El tapicero del barrio describió que afortunadamente no le costó hacerse de “su clientela” ya que tuvo la suerte de que no había ningún otro “competidor” cerca.

En la tapicería Los Oliva los trabajos varían pero Luis afirma que hacen de todo: desde sillas, autos, almohadones, reposeras y sillones, entre otras restauraciones.

“Hace poco vino un cliente a pedir que le retapicemos su juego de living, que eran tres sillones, dos chicos y uno grande. Cuando vino a retirar su pedido nos advirtió que el original no era de color rojo sino negro. Se los llevó igual y le hicimos una rebaja en el presupuesto”, confesó Leonardo, “Peca”, para los amigos.

Una de las primeras cosas que se aprende en el taller es a cebar mate, ya que es un compañero indispensable en el trabajo. Luego se aprende a desarmar y observar cada detalle, así se van adquiriendo de a poco las técnicas para tapizar.

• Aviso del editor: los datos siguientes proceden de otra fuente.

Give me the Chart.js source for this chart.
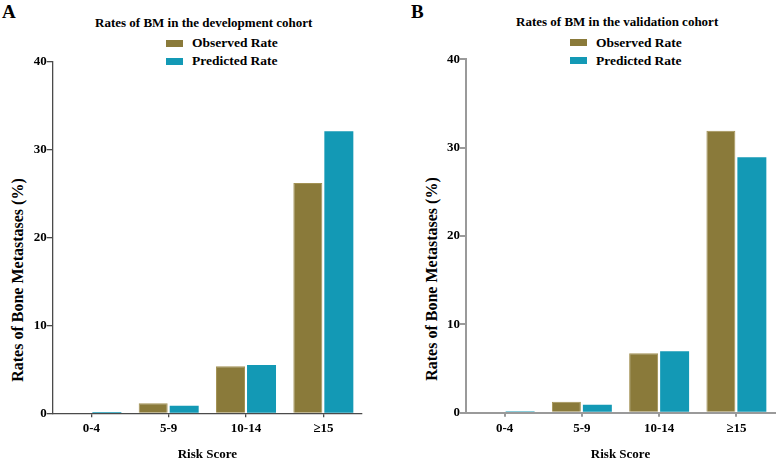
<!DOCTYPE html>
<html><head><meta charset="utf-8">
<script src="https://cdn.jsdelivr.net/npm/chart.js@4/dist/chart.umd.min.js"></script>
<style>
body{margin:0;background:#fff;width:778px;height:461px;overflow:hidden;font-family:"Liberation Serif","Times New Roman",serif;font-weight:bold;color:#000;}
.panel{position:absolute;top:0;width:389px;height:461px;}
canvas{position:absolute;left:0;top:0;}
.txt{position:absolute;white-space:nowrap;line-height:1;}
.sw{position:absolute;width:17px;height:7px;}
.ytitle{position:absolute;white-space:nowrap;line-height:1;font-size:16px;transform:translate(-50%,-50%) rotate(-90deg);}
</style>
</head><body>
<div class="txt" style="left:2px;top:2px;font-size:19px;">A</div>
<div class="txt" style="left:411px;top:2px;font-size:19px;">B</div>
<div class="txt" style="left:95px;top:16px;font-size:13px;">Rates of BM in the development cohort</div>
<div class="txt" style="left:516px;top:15px;font-size:13px;">Rates of BM in the validation cohort</div>

<div class="sw" style="left:166px;top:40px;background:#8a7a3a;"></div>
<div class="txt" style="left:192px;top:36px;font-size:13.5px;">Observed Rate</div>
<div class="sw" style="left:166px;top:58px;background:#1399b5;"></div>
<div class="txt" style="left:192px;top:54px;font-size:13.5px;">Predicted Rate</div>

<div class="sw" style="left:570px;top:39px;background:#8a7a3a;"></div>
<div class="txt" style="left:596px;top:36px;font-size:13.5px;">Observed Rate</div>
<div class="sw" style="left:570px;top:57px;background:#1399b5;"></div>
<div class="txt" style="left:596px;top:54px;font-size:13.5px;">Predicted Rate</div>

<div class="ytitle" style="left:17.5px;top:280px;">Rates of Bone Metastases (%)</div>
<div class="ytitle" style="left:432px;top:279px;">Rates of Bone Metastases (%)</div>

<div class="panel" style="left:0;"><canvas id="cA" width="389" height="461"></canvas></div>
<div class="panel" style="left:389px;"><canvas id="cB" width="389" height="461"></canvas></div>

<script>
const categories = ['0-4', '5-9', '10-14', '≥15'];
const yTicks = [0, 10, 20, 30, 40];
const devObserved = [0.05, 1.15, 5.35, 26.2];
const devPredicted = [0.15, 0.85, 5.5, 32.1];
const valObserved = [0.1, 1.25, 6.72, 31.9];
const valPredicted = [0.15, 0.9, 6.95, 28.9];
const seriesNames = ['Observed Rate', 'Predicted Rate'];
const xTitle = 'Risk Score';

Chart.defaults.font.family = '"Liberation Serif","Times New Roman",serif';
Chart.defaults.font.weight = 'bold';
Chart.defaults.font.size = 13;
Chart.defaults.color = '#000';
Chart.defaults.animation = false;

function makeChart(id, obs, pred, g) {
  new Chart(document.getElementById(id), {
    type: 'bar',
    data: {
      labels: categories,
      datasets: [
        {label: seriesNames[0], data: obs, backgroundColor: '#8a7a3a', borderColor: '#a39254', borderWidth: 1, borderSkipped: 'bottom'},
        {label: seriesNames[1], data: pred, backgroundColor: '#1399b5', borderWidth: 0}
      ]
    },
    options: {
      responsive: false,
      maintainAspectRatio: false,
      animation: false,
      datasets: {bar: {categoryPercentage: 0.802, barPercentage: 0.935}},
      layout: {padding: {left: 0, top: g.top, right: g.right, bottom: 0}},
      plugins: {legend: {display: false}, title: {display: false}, tooltip: {enabled: false}},
      scales: {
        x: {
          type: 'category',
          afterFit: s => { s.height = g.xh; },
          grid: {display: true, drawOnChartArea: false, drawTicks: true, tickLength: 4, offset: false, color: g.axis, lineWidth: g.lw},
          border: {display: true, color: g.axis, width: g.lw},
          ticks: {padding: 4, maxRotation: 0, autoSkip: false, font: {size: 13, weight: 'bold'}},
          title: {display: true, text: xTitle, padding: {top: 0, bottom: 0}, font: {size: 13, weight: 'bold', lineHeight: 1}}
        },
        y: {
          min: 0, max: 40,
          afterFit: s => { s.width = g.yw; },
          afterBuildTicks: s => { s.ticks = yTicks.map(v => ({value: v})); },
          grid: {display: true, drawOnChartArea: false, drawTicks: true, tickLength: 6, color: g.axis, lineWidth: g.lw},
          border: {display: true, color: g.axis, width: g.lw},
          ticks: {padding: 0, font: {size: 13, weight: 'bold'}}
        }
      }
    }
  });
}

makeChart('cA', devObserved, devPredicted, {top: 61.7, right: 27, xh: 47.7, yw: 52.7, axis: '#4a4a4a', lw: 1.3});
makeChart('cB', valObserved, valPredicted, {top: 59.3, right: 3, xh: 48.3, yw: 77, axis: '#9a9a9a', lw: 2});
</script>
</body></html>
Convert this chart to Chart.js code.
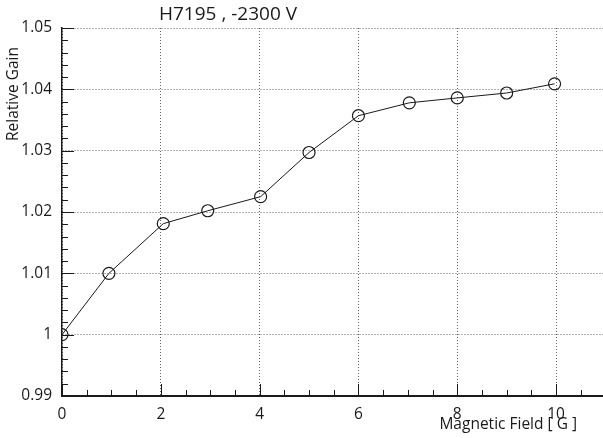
<!DOCTYPE html>
<html>
<head>
<meta charset="utf-8">
<script src="https://cdn.jsdelivr.net/npm/chart.js@4/dist/chart.umd.min.js"></script>
<style>
  html, body { margin: 0; padding: 0; background: #fff; }
  #wrap { width: 603px; height: 438px; }
</style>
</head>
<body>
<div id="wrap"><canvas id="gain" width="603" height="438"></canvas></div>
<script>
const fieldValues = [0, 0.95, 2.05, 2.95, 4.02, 5, 6, 7.03, 8, 9, 9.97];
const gainValues = [1.0, 1.0100, 1.0181, 1.0202, 1.0225, 1.0297, 1.0357, 1.0378, 1.0386, 1.0394, 1.0409];
const xTickLabels = ['0', '2', '4', '6', '8', '10'];
const yTickLabels = ['0.99', '1', '1.01', '1.02', '1.03', '1.04', '1.05'];

const titleText = 'H7195 , -2300 V';
const xTitle = 'Magnetic Field [ G ]';
const yTitle = 'Relative Gain';

const FONT = '"Open Sans", "Liberation Sans", sans-serif';
const INK = '#1a1a1a';

// ticks are drawn inside the frame, the way the analysis plots look
const innerTicks = {
    id: 'innerTicks',
    afterDraw(chart) {
        const ctx = chart.ctx;
        const area = chart.chartArea;
        const xs = chart.scales.x;
        const ys = chart.scales.y;
        ctx.save();
        ctx.strokeStyle = INK;
        ctx.lineWidth = 1;
        ctx.beginPath();
        for (let v = 0; v <= xs.max + 1e-9; v += 0.5) {
            const px = Math.round(xs.getPixelForValue(v)) + 0.5;
            const len = (Math.abs(v / 2 - Math.round(v / 2)) < 1e-6) ? 12 : 6;
            ctx.moveTo(px, area.bottom);
            ctx.lineTo(px, area.bottom - len);
        }
        for (let i = 0; i <= 30; i++) {
            const v = ys.min + i * 0.002;
            const py = Math.round(ys.getPixelForValue(v)) + 0.5;
            const len = (i % 5 === 0) ? 12 : 6;
            ctx.moveTo(area.left, py);
            ctx.lineTo(area.left + len, py);
        }
        ctx.stroke();

        ctx.fillStyle = INK;
        ctx.font = '19px ' + FONT;
        ctx.textAlign = 'left';
        ctx.textBaseline = 'middle';
        ctx.fillText(titleText, 159, 15);

        ctx.font = '15.5px ' + FONT;
        ctx.textAlign = 'right';
        ctx.fillText(xTitle, 577, 425);

        ctx.translate(14, 47);
        ctx.rotate(-Math.PI / 2);
        ctx.textAlign = 'right';
        ctx.fillText(yTitle, 0, 0);
        ctx.restore();
    }
};

new Chart(document.getElementById('gain'), {
    type: 'line',
    data: {
        datasets: [{
            data: fieldValues.map((x, i) => ({ x: x, y: gainValues[i] })),
            borderColor: INK,
            borderWidth: 1,
            tension: 0,
            fill: false,
            pointStyle: 'circle',
            pointRadius: 6,
            pointBorderWidth: 1.2,
            pointBorderColor: INK,
            pointBackgroundColor: 'rgba(0,0,0,0)'
        }]
    },
    options: {
        responsive: false,
        devicePixelRatio: 1,
        animation: false,
        layout: { autoPadding: false, padding: { top: 28, right: 0, left: 0, bottom: 0 } },
        plugins: {
            legend: { display: false },
            tooltip: { enabled: false },
            title: { display: false }
        },
        scales: {
            x: {
                type: 'linear',
                min: 0,
                max: 10.95,
                afterFit(scale) { scale.height = 42; },
                ticks: {
                    stepSize: 2,
                    includeBounds: false,
                    padding: 9,
                    color: INK,
                    font: { family: FONT, size: 15.5 },
                    callback: (v) => xTickLabels[Math.round(v / 2)]
                },
                grid: {
                    drawTicks: false,
                    color: '#666',
                    lineWidth: 1
                },
                border: { color: INK, width: 2, dash: [1, 2] }
            },
            y: {
                type: 'linear',
                min: 0.99,
                max: 1.05,
                afterFit(scale) { scale.width = 62; },
                ticks: {
                    stepSize: 0.01,
                    padding: 10,
                    color: INK,
                    font: { family: FONT, size: 15.5 },
                    callback: (v) => yTickLabels[Math.round((v - 0.99) / 0.01)]
                },
                grid: {
                    drawTicks: false,
                    color: '#666',
                    lineWidth: 1
                },
                border: { color: INK, width: 1.5, dash: [1, 2] }
            }
        }
    },
    plugins: [innerTicks]
});
</script>
</body>
</html>
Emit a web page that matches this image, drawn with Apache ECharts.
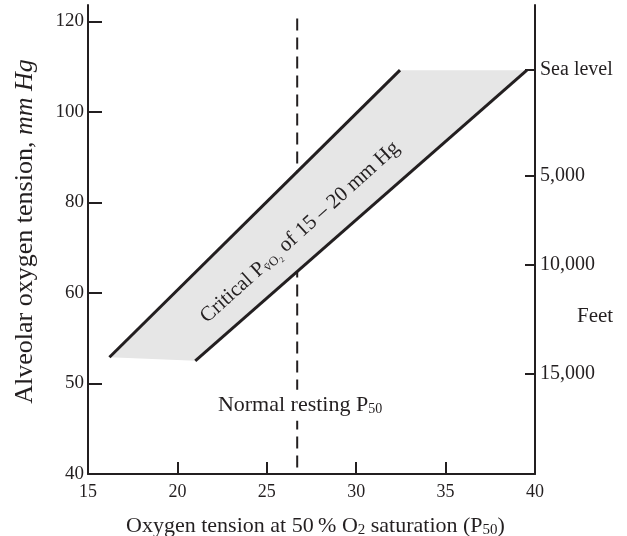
<!DOCTYPE html>
<html>
<head>
<meta charset="utf-8">
<script src="https://cdn.jsdelivr.net/npm/echarts@6/dist/echarts.min.js"></script>
<style>
	html, body { margin: 0; padding: 0; background: #fff; }
</style>
</head>
<body>
<div id="chart" style="width:627px;height:536px;"></div>
<script>
	// left axis tick labels (mm Hg) - the printed scale puts them at equal spacing
	var yTicks = [40, 50, 60, 80, 100, 120];
	// altitude scale on the right, placed at the matching alveolar tension
	var feetLabels = ['Sea level', '5,000', '10,000', '15,000'];
	var feetAt = [109.3, 85.8, 66.2, 51.1];

	// the shaded band: upper (left) and lower (right) edges
	var upperP50 = [16.2, 32.45];
	var upperPA = [52.9, 109.2];
	var lowerP50 = [21.0, 39.55];
	var lowerPA = [52.5, 109.2];

	var normalP50 = 26.7;
	var dashPA = [120.6, 40];

	// the y axis is drawn on tick positions, convert mm Hg -> position
	function toU(v) {
		var i = 0;
		while (i < yTicks.length - 2 && v > yTicks[i + 1]) i++;
		return i + (v - yTicks[i]) / (yTicks[i + 1] - yTicks[i]);
	}

	var font = 'Liberation Serif';
	var ink = '#231f20';

	var upperLine = upperP50.map(function(x, i) { return [x, toU(upperPA[i])]; });
	var lowerLine = lowerP50.map(function(x, i) { return [x, toU(lowerPA[i])]; });
	var band = upperLine.concat(lowerLine.slice().reverse());
	var feetU = feetAt.map(toU);

	var chart = echarts.init(document.getElementById('chart'));
	var option = {
		animation: false,
		grid: { left: 88, right: 92, top: 5, bottom: 62, outerBoundsMode: 'none', containLabel: false },
		xAxis: {
			type: 'value',
			min: 15,
			max: 40,
			interval: 5,
			splitLine: { show: false },
			axisLine: { lineStyle: { color: ink, width: 2 } },
			axisTick: { inside: true, length: 12, lineStyle: { color: ink, width: 2 } },
			axisLabel: { color: ink, fontFamily: font, fontSize: 18, margin: 9 },
			name: '{t|Oxygen tension at 50\u2009% O}{s|2}{t| saturation (P}{s|50}{t|)}',
			nameLocation: 'middle',
			nameGap: 40,
			nameTextStyle: {
				padding: [0, 0, 0, 8],
				rich: {
					t: { color: ink, fontFamily: font, fontSize: 22 },
					s: { color: ink, fontFamily: font, fontSize: 15, padding: [9, 0, 0, 0] }
				}
			}
		},
		yAxis: [{
				type: 'value',
				min: 0,
				max: 5.18,
				interval: 1,
				splitLine: { show: false },
				axisLine: { show: true, lineStyle: { color: ink, width: 2 } },
				axisTick: { inside: true, length: 14, lineStyle: { color: ink, width: 2 } },
				axisLabel: {
					color: ink, fontFamily: font, fontSize: 19, margin: 4,
					showMaxLabel: false,
					formatter: function(v) { return yTicks[Math.round(v)]; }
				},
				name: '{t|Alveolar oxygen tension, }{i|mm Hg}',
				nameLocation: 'middle',
				nameRotate: 90,
				nameGap: 50,
				nameTextStyle: {
					padding: [0, 0, 0, 16],
					rich: {
						t: { color: ink, fontFamily: font, fontSize: 26 },
						i: { color: ink, fontFamily: font, fontSize: 26, fontStyle: 'italic' }
					}
				}
			},
			{
				type: 'value',
				position: 'right',
				min: 0,
				max: 5.18,
				splitLine: { show: false },
				axisLine: { show: true, lineStyle: { color: ink, width: 2 } },
				axisTick: { inside: true, length: 10, customValues: feetU, lineStyle: { color: ink, width: 2 } },
				axisLabel: {
					color: ink, fontFamily: font, fontSize: 20, margin: 5,
					customValues: feetU,
					formatter: function(v) {
						var best = 0;
						feetU.forEach(function(u, i) {
							if (Math.abs(u - v) < Math.abs(feetU[best] - v)) best = i;
						});
						return feetLabels[best];
					}
				}
			}
		],
		graphic: [{
			type: 'text',
			left: 577,
			top: 306,
			style: { text: 'Feet', fill: ink, font: '21px "Liberation Serif"' }
		}],
		series: [{
				type: 'custom',
				data: [[0, 0]],
				silent: true,
				z: 3,
				renderItem: function(params, api) {
					return {
						type: 'polygon',
						shape: { points: band.map(function(p) { return api.coord(p); }) },
						style: { fill: '#e6e6e6' }
					};
				}
			},
			{
				type: 'line',
				data: upperLine,
				symbol: 'none',
				z: 4,
				lineStyle: { color: ink, width: 3 }
			},
			{
				type: 'line',
				data: lowerLine,
				symbol: 'none',
				z: 4,
				lineStyle: { color: ink, width: 3 }
			},
			{
				type: 'line',
				data: dashPA.map(function(v) { return [normalP50, toU(v)]; }),
				symbol: 'none',
				z: 2,
				lineStyle: { color: ink, width: 2, type: [12, 7] }
			},
			{
				// text labels
				type: 'scatter',
				symbolSize: 0,
				z: 5,
				itemStyle: { opacity: 1 },
				data: [{
						value: [26.86, toU(73.4)],
						label: {
							show: true,
							position: 'inside',
							rotate: 42,
							formatter: '{t|Critical P}{s|v\u0304O\u2082}{t| of 15 \u2013 20 mm Hg}',
							rich: {
								t: { color: ink, fontFamily: font, fontSize: 21 },
								s: { color: ink, fontFamily: font, fontSize: 13, padding: [9, 0, 0, 0] }
							}
						}
					},
					{
						value: [26.86, toU(47.6)],
						label: {
							show: true,
							position: 'inside',
							backgroundColor: '#fff',
							padding: [4, 6],
							formatter: '{t|Normal resting P}{s|50}',
							rich: {
								t: { color: ink, fontFamily: font, fontSize: 22 },
								s: { color: ink, fontFamily: font, fontSize: 14, padding: [9, 0, 0, 0] }
							}
						}
					}
				]
			}
		]
	};
	chart.setOption(option);
	window.addEventListener('resize', function() {
		chart.resize();
	});
</script>
</body>
</html>
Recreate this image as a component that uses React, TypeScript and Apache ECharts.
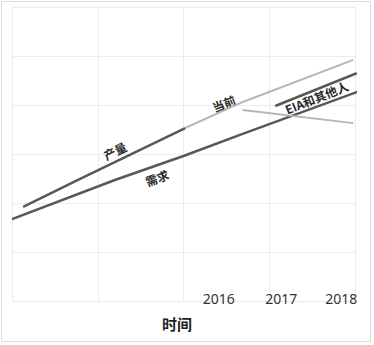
import React, { useEffect, useRef } from "react";
import * as echarts from "echarts";

// x in grid units (4 columns), y in grid units (6 rows)
const productionPast: [number, number][] = [[0.13, 1.92], [0.77, 2.47], [2.02, 3.53]];
const productionCurrent: [number, number][] = [[2.02, 3.53], [2.66, 4.04], [3.98, 4.92]];
const demand: [number, number][] = [[0, 1.67], [1.2, 2.47], [2.0, 2.96], [2.69, 3.41], [4.03, 4.27]];
const eiaUpper: [number, number][] = [[3.07, 3.98], [4.02, 4.65]];
const eiaDecline: [number, number][] = [[2.69, 3.9], [3.98, 3.63]];

const yearLabels = ["2016", "2017", "2018"];
const yearPos = [2.41, 3.14, 3.84];

const lineLabels = [
  { text: "产量", x: 1.2, y: 3.07, angle: 26 },
  { text: "需求", x: 1.69, y: 2.52, angle: 20 },
  { text: "当前", x: 2.47, y: 4.04, angle: 22 },
  { text: "EIA和其他人", x: 3.55, y: 4.16, angle: 22 },
];

export default function App() {
  const ref = useRef<HTMLDivElement>(null);
  useEffect(() => {
    document.body.style.margin = "0";
    const chart = echarts.init(ref.current!, null, { renderer: "svg" });
    const dark = "#585858";
    const light = "#b6b6b6";
    const mk = (data: [number, number][], color: string, w: number) => ({
      type: "line",
      data,
      symbol: "none",
      clip: false,
      lineStyle: { color, width: w },
      silent: true,
    });
    chart.setOption({
      animation: false,
      backgroundColor: "#ffffff",
      grid: { left: 12, right: 19, top: 7, bottom: 44 },
      xAxis: {
        type: "value",
        min: 0,
        max: 4,
        interval: 1,
        axisLine: { show: false },
        axisTick: { show: false },
        axisLabel: { show: false },
        splitLine: { show: true, lineStyle: { color: "#ececec", width: 1 } },
      },
      yAxis: {
        type: "value",
        min: 0,
        max: 6,
        interval: 1,
        axisLine: { show: false },
        axisTick: { show: false },
        axisLabel: { show: false },
        splitLine: { show: true, lineStyle: { color: "#ececec", width: 1 } },
      },
      series: [
        mk(productionPast, dark, 2.5),
        mk(productionCurrent, light, 2),
        mk(demand, dark, 2.5),
        mk(eiaUpper, dark, 2.5),
        mk(eiaDecline, light, 2),
      ],
    });
    const px = (x: number, y: number) => chart.convertToPixel({ gridIndex: 0 }, [x, y]) as number[];
    const elements: any[] = [
      {
        type: "rect",
        shape: { x: 1.5, y: 1.5, width: 369, height: 340 },
        style: { fill: "none", stroke: "#dcdcdc", lineWidth: 1 },
        silent: true,
      },
    ];
    yearLabels.forEach((t, i) => {
      const p = px(yearPos[i], 0);
      elements.push({
        type: "text",
        x: p[0],
        y: p[1] - 3,
        style: {
          text: t,
          align: "center",
          verticalAlign: "middle",
          font: "14px 'Noto Sans', sans-serif",
          fill: "#333333",
        },
      });
    });
    lineLabels.forEach((l) => {
      const p = px(l.x, l.y);
      elements.push({
        type: "text",
        x: p[0],
        y: p[1],
        rotation: (l.angle * Math.PI) / 180,
        style: {
          text: l.text,
          align: "center",
          verticalAlign: "middle",
          font: "bold 12px 'Noto Sans CJK SC', sans-serif",
          fill: "#2a2a2a",
        },
      });
    });
    elements.push({
      type: "text",
      x: 177,
      y: 323,
      style: {
        text: "时间",
        align: "center",
        verticalAlign: "middle",
        font: "bold 15px 'Noto Sans CJK SC', sans-serif",
        fill: "#222222",
      },
    });
    chart.setOption({ graphic: { elements } });
    return () => chart.dispose();
  }, []);
  return <div ref={ref} style={{ width: 374, height: 345 }} />;
}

“Hay trabajos más costosos que otros. Algunos que parecen que te van a llevar poco tiempo, te terminan llevando varios días. Eso es lo más ingrato del oficio. Uno le pasa un presupuesto al cliente y no le podés cobrar más por el tiempo extra que te llevó. Pasa continuamente”, explicó Luis mientras remallaba una funda.

“Otro de los requisitos esenciales para ser un buen tapicero es la prolijidad”, continúa. “No se tienen que ver las costuras –explica–. Son trucos que se aprenden mirando”.

Con respecto a la relación de padre e hijo también en el trabajo, Luis saca a relucir su orgullo: “Mi hijo es un artista. Pero a veces hay choques generacionales y eso es inevitable”.

“Una vez una clienta me dejó unas sillas de estilo. Me las recomendó muchísimo. Pasaron seis años y me las compró el dueño de un anticuario. A la semana que las vendí, apareció la clienta, que sin previo aviso se había ido a vivir a Alemania. Dentro de todo fue comprensiva, otro cliente arma un despelote bárbaro. Me dijo que el error fue de ella, de no avisar que se fue a vivir a otro país. Otros dejan las cosas, pasan los años y encima «amenazan» con que no se las venda”.

Los clientes llegan a la tapiceria por recomendación de boca en boca y, sobre todo, porque ya son clientes vitalicios. Otra de las cosas que le gustan de su trabajo es el trato con la gente, el contacto.

Incluso, Luis se atrevió a revelar una intimidad: una clienta que llevó a retapizar unas sillas le ofreció pagarle en “especias”. No hubo acuerdo, aseguró.

Para Luis, la tapiceria es su creación, por lo tanto, la razon de su existencia. Y esa dedicacion supo trasladarla a su hijo Leo, quien asumió el compromiso de fortalecer y continuar el camino de su padre.

Los dos tienen palabras de amor y pasion al hablar de lo que hacen. Coinciden tambien en que es un trabajo artesanal y para dedicarse a este oficio hay que esforzarse, y mucho. Y nunca dudaron del trabajo que tuvieron la suerte de elegir.